AUTOBIOGRAPHICAL PROFILE
I was born in Aleppo, Syria in 1941. My mother is from
there and my father is from Mosul, Iraq.
When I was six years old, my family moved to Beirut,
but we then emigrated to America. I landed in New York harbor in 1955
and was naturalized in 1961. My career began a year later, upon my graduation
from Brooklyn College with a major in history.
In 1962, I began graduate studies at Brandeis University
and pursued Ancient Near Eastern as well as Islamic studies. I wrote a
dissertation on a topic which depended most on Assyriological
training and graduated from Brandeis in 1966. I accepted a position in the
Department of Religion at the University
of North Carolina the
same year. I have risen in the ranks, becoming full professor in 1977 and
William R. Kenan, Jr
Professor of Religious Studies in 1991. I chaired the Department from 1988 to 1993.
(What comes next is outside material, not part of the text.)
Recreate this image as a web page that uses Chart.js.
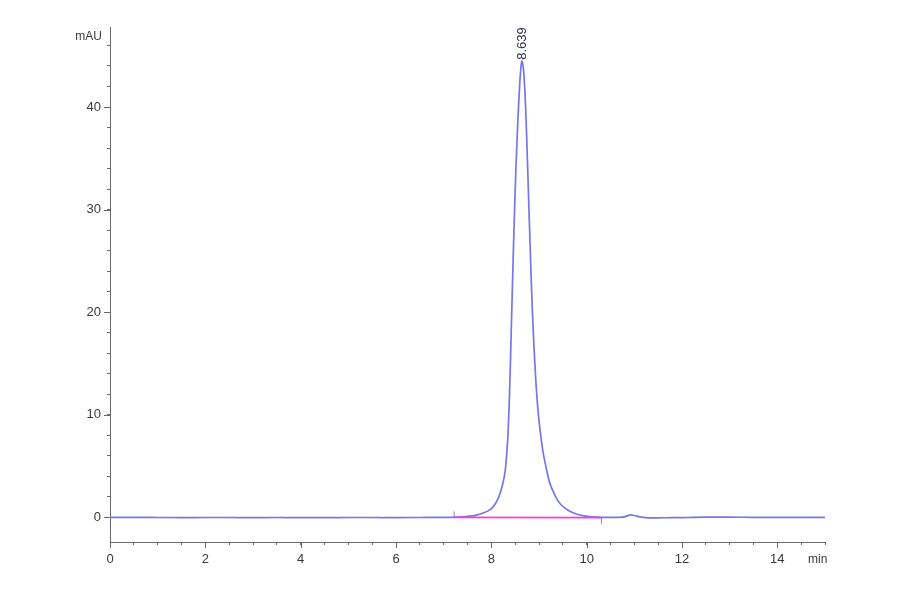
<!DOCTYPE html>
<html><head><meta charset="utf-8">
<script src="https://cdn.jsdelivr.net/npm/chart.js@4.4.1/dist/chart.umd.min.js"></script>
<style>html,body{margin:0;padding:0;background:#fff;}canvas{display:block;}</style>
</head><body>
<canvas id="c" width="900" height="594"></canvas>
<script>
// ---- data ----
const timeMin = [0, 0.5, 1, 1.5, 2, 2.5, 3, 3.5, 4, 4.5, 5, 5.5, 6, 6.5, 7.0, 7.3, 7.5, 7.67, 7.8, 7.95, 8.04, 8.124, 8.18, 8.23, 8.264, 8.29, 8.31, 8.33, 8.35, 8.37, 8.39, 8.41, 8.437, 8.46, 8.49, 8.515, 8.542, 8.57, 8.595, 8.62, 8.639, 8.66, 8.68, 8.70, 8.725, 8.75, 8.775, 8.80, 8.835, 8.86, 8.885, 8.91, 8.935, 8.96, 8.99, 9.02, 9.05, 9.08, 9.12, 9.16, 9.205, 9.25, 9.3, 9.35, 9.393, 9.45, 9.52, 9.62, 9.72, 9.82, 9.94, 10.05, 10.2, 10.35, 10.55, 10.75, 10.85, 10.92, 11.0, 11.12, 11.3, 11.5, 11.8, 12.1, 12.5, 13.0, 13.5, 14.0, 14.5, 15.0];
const signalMAU = [0.0, 0.0, -0.01, -0.02, -0.01, -0.01, -0.02, -0.01, -0.02, -0.02, -0.01, -0.01, -0.02, -0.01, 0.0, 0.03, 0.1, 0.2, 0.38, 0.68, 1.05, 1.66, 2.3, 3.1, 3.8, 4.5, 5.4, 6.6, 8.2, 10.4, 13.3, 16.8, 21.6, 25.6, 30.4, 33.9, 37.1, 40.0, 42.2, 43.8, 44.5, 44.2, 43.4, 41.9, 39.3, 35.8, 32.2, 28.5, 23.4, 20.3, 17.6, 15.3, 13.2, 11.5, 9.9, 8.6, 7.5, 6.5, 5.5, 4.6, 3.7, 3.05, 2.5, 2.0, 1.66, 1.3, 1.0, 0.68, 0.45, 0.28, 0.15, 0.08, 0.03, 0.0, 0.0, 0.02, 0.15, 0.25, 0.18, 0.05, -0.05, -0.04, -0.03, -0.01, 0.02, 0.02, 0.01, 0.01, 0.0, 0.0];
const baselineTime = [7.22, 10.31];
const baselineMAU = [0.0, -0.03];
const peakTime = 8.639;
const peakHeight = 44.5;
const peakLabel = "8.639";
const xMajorTicks = [0, 2, 4, 6, 8, 10, 12, 14];
const yMajorTicks = [0, 10, 20, 30, 40];
const xUnit = "min";
const yUnit = "mAU";

const FONT = "'Liberation Sans', Arial, sans-serif";
const TXT = '#3a3a3a';
const AX = '#6a6a6a';

const trace = timeMin.map((t, i) => ({x: t, y: signalMAU[i]}));
const base = baselineTime.map((t, i) => ({x: t, y: baselineMAU[i]}));

const extras = {
  id: 'extras',
  afterDraw(chart) {
    const ctx = chart.ctx, xs = chart.scales.x, ys = chart.scales.y, ca = chart.chartArea;
    ctx.save();
    ctx.strokeStyle = AX; ctx.lineWidth = 1;
    xMajorTicks.forEach(v => {
      const p = Math.round(xs.getPixelForValue(v)) + 0.5;
      ctx.beginPath(); ctx.moveTo(p, ca.bottom); ctx.lineTo(p, ca.bottom + 6); ctx.stroke();
    });
    yMajorTicks.forEach(v => {
      const p = Math.round(ys.getPixelForValue(v)) + 0.5;
      ctx.beginPath(); ctx.moveTo(ca.left - 6, p); ctx.lineTo(ca.left, p); ctx.stroke();
    });
    ctx.strokeStyle = '#8080c8';
    const b0x = xs.getPixelForValue(baselineTime[0]), b0y = ys.getPixelForValue(baselineMAU[0]);
    const b1x = xs.getPixelForValue(baselineTime[1]), b1y = ys.getPixelForValue(baselineMAU[1]);
    ctx.beginPath(); ctx.moveTo(b0x, b0y); ctx.lineTo(b0x, b0y - 6); ctx.stroke();
    ctx.beginPath(); ctx.moveTo(b1x, b1y); ctx.lineTo(b1x, b1y + 6); ctx.stroke();
    ctx.fillStyle = TXT;
    ctx.font = '12px ' + FONT;
    ctx.textAlign = 'right'; ctx.textBaseline = 'middle';
    ctx.fillText(yUnit, ca.left - 8, ca.top + 10);
    ctx.textAlign = 'left';
    ctx.fillText(xUnit, ca.right - 17, ca.bottom + 18);
    const px = xs.getPixelForValue(peakTime) + 0.5;
    const py = ys.getPixelForValue(peakHeight) - 1;
    ctx.translate(px, py);
    ctx.rotate(-Math.PI / 2);
    ctx.font = '13px ' + FONT;
    ctx.fillStyle = '#2e2e4a';
    ctx.textAlign = 'left'; ctx.textBaseline = 'middle';
    ctx.fillText(peakLabel, 0, 0);
    ctx.restore();
  }
};

Chart.defaults.font.family = FONT;
new Chart(document.getElementById('c'), {
  type: 'line',
  data: {
    datasets: [
      {data: base, borderColor: '#ff3ccf', borderWidth: 1.8, pointRadius: 0, tension: 0},
      {data: trace, borderColor: '#7676ea', borderWidth: 1.7, pointRadius: 0, cubicInterpolationMode: 'monotone'}
    ]
  },
  options: {
    responsive: false,
    animation: false,
    devicePixelRatio: 1,
    layout: {padding: {left: 0, top: 27, right: 75, bottom: 0}},
    plugins: {legend: {display: false}, tooltip: {enabled: false}},
    scales: {
      x: {
        type: 'linear', min: 0, max: 15,
        afterFit: s => { s.height = 52; },
        border: {display: true, color: AX, width: 1},
        grid: {display: true, drawOnChartArea: false, tickLength: 3, color: AX, tickColor: AX},
        ticks: {stepSize: 0.5, autoSkip: false, maxRotation: 0, padding: 7, color: TXT, font: {size: 13},
          callback: v => (Math.abs(v % 2) < 1e-6 ? String(v) : '')}
      },
      y: {
        type: 'linear', min: -2.4, max: 47.8,
        afterFit: s => { s.width = 110; },
        afterBuildTicks: s => { s.ticks = s.ticks.filter(t => Math.abs(t.value / 2 - Math.round(t.value / 2)) < 1e-6); },
        border: {display: true, color: AX, width: 1},
        grid: {display: true, drawOnChartArea: false, tickLength: 3, color: AX, tickColor: AX},
        ticks: {stepSize: 2, autoSkip: false, padding: 6, color: TXT, font: {size: 13},
          callback: v => (Math.abs(v % 10) < 1e-6 ? String(v) : '')}
      }
    }
  },
  plugins: [extras]
});
</script>
</body></html>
In the summer of 1999, I accepted the Mary Jane Werthan chair of Judaic and
Biblical Studies at Vanderbilt
University and directed Vanderbilt’s
Program in Jewish Studies from 2002 to 2005. I have held numerous posts,
elected and nominated, at universities and at professional societies, foremost
among which is the American Oriental Society. I was elected President of
the Society of Biblical Literature (Southeast branch, 1986), of the American
Oriental Society (1996), and of the International Association for
Assyriology (2005).
I have belonged to a number of editorial boards for learned journals (most
recently the Biblical Archaeologist, Mesopotamian Studies, Mari: Annales de recherches interdisciplinaires, Shofar, Estudios de Asia y Africa),
and for major reference tools (such as The Anchor Bible Dictionary and Mesopotamian
Civilizations). I have edited the "Bible and Ancient Near East"
pages of the Journal of the American Oriental Society from 1976 to 1984
and I am doing it once more since 1996. I am past editor of E. J. Brill's Documenta et Monumenta Orientis Antiqui, a publication founded by William F. Albright
and the chief editor of Scribner's Civilizations of the Ancient Near East,
a 4-volume reference set that appeared in 1995 and that has received many
awards since then. I have lectured widely, including most recently as a
Visiting Professor at the Sorbonne and as a Distinguished Scholar at Ben-Gurion
and Brigham Young universities, and have delivered a number of named lectures
at diverse universities.
My scholarly efforts have clustered around two disciplines: Assyriology,
specializing on the archives found at the Middle Euphrates town of Mari, and Hebrew
Scripture, heretofore specializing on its briefer narratives. In 1979 I
conducted a National Endowment for the Humanities Summer Seminar for college
Teachers on "Folklore Studies and the Ancient Near Eastern
Narrative," to explore how folklore analysis may permit better understanding
of documents without authors or social contexts. I held a similar forum for
College teachers in 1996 on "The Hebrew Bible in Cultural Contexts."
I have published a commentary to the book of Ruth in 1979 (it is now
in second edition) which brought me, inn 1982-83, an invitation to Jerusalem's
Institute for Advanced Studies where an international group of scholars
discussed how the Bible works as literature. In 1991 appeared my Anchor Bible
commentary to the book of Jonah. I continue to comments on the Mari
archives and write on biblical topics; but I am currently most occupied in
preparing a commentary on the Book of Judges for the Anchor Bible series.